Morskoy konyok is Russian for "sea horse." Kon' morskoy ("The Sea Horse," 1830) is a poem by Tyutchev:

 

О рьяный конь, о конь морской,
С бледно-зеленой гривой,
То смирный-ласково-ручной,
То бешено-игривый!
Ты буйным вихрем вскормлен был
В широком божьем поле,
Тебя он прядать научил,
Играть, скакать по воле!

Люблю тебя, когда стремглав,
В своей надменной силе,
Густую гриву растрепав
И весь в пару и мыле,
К брегам направив бурный бег,
С веселым ржаньем мчишься,
Копыта кинешь в звонкий брег –
И в брызги разлетишься!..

 

In Canto Three of his poem John Shade (the poet in VN's novel Pale Fire, 1962) mentions his bunch of essays The Untamed Seahorse:

 

Later came minutes, hours, whole days at last,

When she'd be absent from our thoughts, so fast

Did life, the woolly caterpillar run.

We went to Italy. Sprawled in the sun.

On a white beach with other pink or brown

Americans. Flew back to our small town.

Found that my bunch of essays The Untamed

Seahorse was "universally acclaimed"

(It sold three hundred copies in one year). (ll. 665-673)

 

The leitmotif of Shade's poem are the lines in Canto Three:

 

"What is that funny creaking - do you hear?"

"It is the shutter on the stairs, my dear."

"If you're not sleeping, let's turn on the light.

I hate that wind! Let's play some chess." "All right."

"I'm sure it's not the shutter. There - again."

"It is a tendril fingering the pane."

"What glided down the roof and made that thud?"

"It is old winter tumbling in the mud."

 "And now what shall I do? My knight is pinned."

Who rides so late in the night and the wind?

It is the writer's grief. It is the wild

March wind. It is the father with his child. (ll. 653-664)

 

In his note to Line 662 (Who rides so late in the night and the wind) Kinbote writes:

 

This line, and indeed the whole passage (line 653-664), allude to the well-known poem by Goethe about the erlking, hoary enchanter of the elf-haunted alderwood, who falls in love with the delicate little boy of a belated traveler.
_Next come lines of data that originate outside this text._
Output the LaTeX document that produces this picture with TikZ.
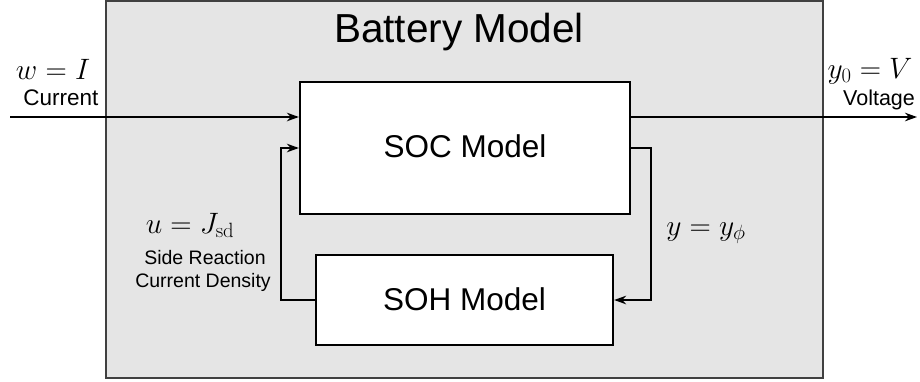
\RequirePackage{fix-cm}
\documentclass[tikz,border=0pt]{standalone}
\usepackage[no-math]{fontspec}
\setmainfont{Liberation Sans}
\usetikzlibrary{arrows.meta}
\definecolor{panel}{HTML}{E5E5E5}
\begin{document}
\begin{tikzpicture}[x=1pt,y=-1pt,
  blockbox/.style={draw=black,fill=white,line width=2.2pt,inner sep=0pt},
  conn/.style={line width=2.2pt,-{Stealth[length=12pt,width=8.5pt]}},
  txt/.style={inner sep=0pt,anchor=base},
  mathlbl/.style={inner sep=0pt,anchor=base,font=\fontsize{29.5}{34}\selectfont},
]
\useasboundingbox (0,0) rectangle (920,381);
% outer panel
\draw[fill=panel,draw=black!75,line width=1.2pt] (106,1) rectangle (823,378);
\node[txt,font=\fontsize{40.5}{48}\selectfont] (title) at (459,42.5) {Battery Model};
% blocks
\node[blockbox,minimum width=330pt,minimum height=132pt] (soc) at (465,148) {};
\node[txt,font=\fontsize{31.5}{36}\selectfont] (soctxt) at (465,157) {SOC Model};
\node[blockbox,minimum width=297pt,minimum height=90pt] (soh) at (464.5,300) {};
\node[txt,font=\fontsize{31.5}{36}\selectfont] (sohtxt) at (464.5,310) {SOH Model};
% coordinates
\coordinate (in) at (10,117);
\coordinate (out) at (917,117);
\coordinate (fl) at (281,148);
\coordinate (fr) at (651,148);
% connectors
\draw[conn] (in) -- (soc.west |- in);
\draw[conn] (soc.east |- out) -- (out);
\draw[conn] (soh.west) -| (fl) -- (soc.west |- fl);
\draw[conn] (soc.east |- fr) -- (fr) |- (soh.east);
% labels
\node[mathlbl] (wlbl) at (53,79) {$w=I$};
\node[txt,font=\fontsize{22.5}{26}\selectfont] (curlbl) at (61,105) {Current};
\node[mathlbl] (ylbl) at (870,78) {$y_0=V$};
\node[txt,font=\fontsize{21.5}{26}\selectfont] (voltlbl) at (879,105) {Voltage};
\node[mathlbl] (ulbl) at (190,233) {$u=J_{\mathrm{sd}}$};
\node[txt,font=\fontsize{19.5}{23}\selectfont] (sr1) at (205,264) {Side Reaction};
\node[txt,font=\fontsize{19.5}{23}\selectfont] (sr2) at (203,287) {Current Density};
\node[mathlbl] (yphi) at (706,235) {$y=y_\phi$};
\end{tikzpicture}
\end{document}
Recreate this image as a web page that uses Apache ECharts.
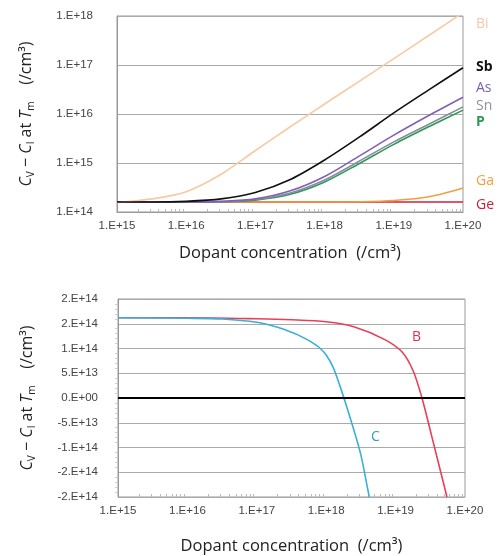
<!DOCTYPE html>
<html>
<head>
<meta charset="utf-8">
<script src="https://cdn.jsdelivr.net/npm/echarts@6/dist/echarts.min.js"></script>
<style>
  html, body { margin: 0; padding: 0; background: #fff; }
  #chart { width: 504px; height: 556px; }
</style>
</head>
<body>
<div id="chart"></div>
<script>
// top panel: C_V - C_I vs dopant, log-log
const xTop = [1e15, 3.2e15, 1e16, 3.2e16, 1e17, 3.2e17, 1e18, 3.2e18, 1e19, 3.2e19, 1e20]
const bi = [1.55e14, 1.85e14, 2.6e14, 5.9e14, 1.8e15, 5.5e15, 1.6e16, 4.7e16, 1.35e17, 4e17, 1.17e18]
const sb = [1.6e14, 1.6e14, 1.65e14, 1.85e14, 2.5e14, 4.6e14, 1.15e15, 3.4e15, 1.05e16, 3.1e16, 8.8e16]
const as = [1.6e14, 1.6e14, 1.6e14, 1.65e14, 1.85e14, 2.7e14, 5.3e14, 1.4e15, 3.7e15, 9.3e15, 2.2e16]
const sn = [1.6e14, 1.6e14, 1.6e14, 1.63e14, 1.8e14, 2.45e14, 4.5e14, 1.1e15, 2.7e15, 6.2e15, 1.4e16]
const p = [1.6e14, 1.6e14, 1.6e14, 1.62e14, 1.75e14, 2.3e14, 4.1e14, 9.8e14, 2.4e15, 5.5e15, 1.2e16]
const ga = [1.6e14, 1.6e14, 1.6e14, 1.6e14, 1.6e14, 1.6e14, 1.6e14, 1.62e14, 1.72e14, 2.05e14, 3.1e14]
const ge = [1.6e14, 1.6e14, 1.6e14, 1.6e14, 1.6e14, 1.6e14, 1.6e14, 1.6e14, 1.6e14, 1.6e14, 1.6e14]

// bottom panel: linear y
const xB = [1e15, 1e16, 1e17, 3.2e17, 1e18, 2.5e18, 7e18, 1.26e19, 1.8e19, 2.4e19, 3.3e19, 5.5e19]
const bVals = [1.62e14, 1.62e14, 1.6e14, 1.58e14, 1.54e14, 1.44e14, 1.18e14, 9.2e13, 5.4e13, 0, -7.6e13, -2e14]
const xC = [1e15, 1e16, 3.2e16, 1e17, 2e17, 3.16e17, 3.98e17, 5.01e17, 6.31e17, 7.94e17, 1e18, 1.26e18,
  1.58e18, 2e18, 2.51e18, 3.16e18, 3.98e18, 4.17e18]
const cVals = [1.62e14, 1.61e14, 1.595e14, 1.53e14, 1.43e14, 1.33e14, 1.27e14, 1.2e14, 1.12e14, 1.02e14, 8.7e13, 6.2e13,
  2.4e13, -2e13, -6.5e13, -1.15e14, -1.85e14, -2e14]

const font = 'Liberation Sans'
const titleFont = 'Open Sans'

function zip(xs, ys) {
  return xs.map((x, i) => [x, ys[i]])
}

// excel style "0.E+00"
function sci(v) {
  if (v === 0) return '0.E+00'
  const sign = v < 0 ? '-' : ''
  const a = Math.abs(v)
  let e = Math.floor(Math.log10(a) + 1e-9)
  let m = Math.round(+(a / Math.pow(10, e)).toFixed(6))
  if (m >= 10) { m = 1; e += 1 }
  const es = (e < 0 ? '-' : '+') + String(Math.abs(e)).padStart(2, '0')
  return sign + m + '.E' + es
}

const minorTicks = []
for (let d = 15; d < 20; d++) {
  for (let k = 2; k <= 9; k++) minorTicks.push(k * Math.pow(10, d))
}

const yName = '{i|C}{s|V}{n| − }{i|C}{s|I}{n| at }{i|T}{s|m}{n|    (/cm³)}'
const yNameStyle = {
  color: '#222',
  rich: {
    i: { fontStyle: 'italic', fontSize: 16, fontFamily: titleFont, lineHeight: 20, color: '#222' },
    n: { fontSize: 16, fontFamily: titleFont, lineHeight: 20, color: '#222' },
    s: { fontSize: 10, fontFamily: titleFont, verticalAlign: 'bottom', lineHeight: 10, color: '#222' }
  }
}

function mainX(grid, gap) {
  return {
    type: 'log',
    gridIndex: grid,
    min: 1e15,
    max: 1e20,
    logBase: 10,
    position: 'bottom',
    axisLine: { lineStyle: { color: '#999' } },
    axisTick: { show: false },
    splitLine: { show: false },
    axisLabel: { formatter: sci, color: '#444', fontSize: 11.5, fontFamily: font, margin: 8 },
    name: 'Dopant concentration  (/cm³)',
    nameLocation: 'middle',
    nameGap: gap,
    nameTextStyle: { fontSize: 16.5, fontFamily: titleFont, color: '#222' }
  }
}

function minorX(grid) {
  return {
    type: 'log',
    gridIndex: grid,
    min: 1e15,
    max: 1e20,
    logBase: 10,
    position: 'bottom',
    axisLine: { show: false },
    axisLabel: { show: false },
    splitLine: { show: false },
    axisTick: { show: true, inside: true, length: 3, customValues: minorTicks, lineStyle: { color: '#bbb' } }
  }
}

function line(name, xs, ys, color, xi, yi, z) {
  return {
    name: name,
    type: 'line',
    xAxisIndex: xi,
    yAxisIndex: yi,
    data: zip(xs, ys),
    showSymbol: false,
    smooth: 0.3,
    z: z,
    lineStyle: { color: color, width: 1.6 },
    itemStyle: { color: color }
  }
}

const sideLabel = (text, x, y, color, bold) => ({
  type: 'text',
  x: x,
  y: y,
  style: {
    text: text,
    fill: color,
    font: (bold ? 'bold ' : '') + '14px "Open Sans"',
    textAlign: 'left',
    textVerticalAlign: 'middle'
  }
})

const chart = echarts.init(document.getElementById('chart'))
chart.setOption({
  animation: false,
  backgroundColor: '#fff',
  grid: [
    { left: 117, top: 16, width: 346, height: 196, show: true, borderColor: '#999', borderWidth: 1 },
    { left: 118, top: 299, width: 347, height: 199, show: true, borderColor: '#999', borderWidth: 1 }
  ],
  xAxis: [mainX(0, 33), minorX(0), mainX(1, 41), minorX(1)],
  yAxis: [
    {
      type: 'log',
      gridIndex: 0,
      min: 1e14,
      max: 1e18,
      logBase: 10,
      axisLine: { show: true, lineStyle: { color: '#999' } },
      axisTick: { show: false },
      splitLine: { lineStyle: { color: '#aaa' } },
      axisLabel: { formatter: sci, color: '#444', fontSize: 11.5, fontFamily: font, margin: 24 },
      name: yName,
      nameLocation: 'middle',
      nameRotate: 90,
      nameGap: 81,
      nameTextStyle: yNameStyle
    },
    {
      type: 'value',
      gridIndex: 1,
      min: -2e14,
      max: 2e14,
      interval: 5e13,
      axisLine: { show: true, lineStyle: { color: '#999' } },
      axisTick: { show: false },
      minorTick: { show: true, splitNumber: 5, length: 3, lineStyle: { color: '#ccc' } },
      splitLine: { lineStyle: { color: '#aaa' } },
      axisLabel: { formatter: sci, color: '#444', fontSize: 11.5, fontFamily: font, margin: 20 },
      name: yName,
      nameLocation: 'middle',
      nameRotate: 90,
      nameGap: 81,
      nameTextStyle: yNameStyle
    }
  ],
  series: [
    line('Ge', xTop, ge, '#d0203c', 0, 0, 2),
    line('Ga', xTop, ga, '#f0a040', 0, 0, 3),
    line('P', xTop, p, '#2a9a55', 0, 0, 4),
    line('Sn', xTop, sn, '#8a8aa0', 0, 0, 5),
    line('As', xTop, as, '#8060b8', 0, 0, 6),
    line('Bi', xTop, bi, '#f8caa4', 0, 0, 7),
    line('Sb', xTop, sb, '#111111', 0, 0, 8),
    Object.assign(line('B', xB, bVals, '#e8405a', 2, 1, 3), {
      markLine: {
        silent: true,
        symbol: 'none',
        label: { show: false },
        lineStyle: { color: '#000', width: 2, type: 'solid' },
        data: [{ yAxis: 0 }]
      }
    }),
    line('C', xC, cVals, '#3ab0d8', 2, 1, 4)
  ],
  graphic: [
    sideLabel('Bi', 476, 24, '#f3c9a6', false),
    sideLabel('Sb', 476, 67, '#111', true),
    sideLabel('As', 476, 88, '#7a60b4', false),
    sideLabel('Sn', 476, 106, '#9090a0', false),
    sideLabel('P', 476, 122, '#2a9a55', true),
    sideLabel('Ga', 476, 181, '#f0a040', false),
    sideLabel('Ge', 476, 205, '#c8203c', false),
    sideLabel('B', 412, 337, '#e03050', false),
    sideLabel('C', 371, 437, '#30a0c8', false)
  ]
})
</script>
</body>
</html>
One cannot sufficiently admire the ingenious way in which Shade manages to transfer something of the broken rhythm of the ballad (a trisyllabic meter at heart) into his iambic verse:

 

662 Who rídes so láte in the níght and the wind

664 .... Ít is the fáther with his child

 

Goethe's two lines opening the poem come out most exactly and beautifully, with the bonus of an unexpected rhyme (also in French: vent - enfant), in my own language:

 

Ret wóren ok spoz on nátt ut vétt?

Éto est vótchez ut míd ik détt.

 

Another fabulous ruler, the last king of Zembla, kept repeating these haunting lines to himself both in Zemblan and German, as a chance accompaniment of drumming fatigue and anxiety, while he climbed through the bracken belt of the dark mountains he had to traverse in his bid for freedom.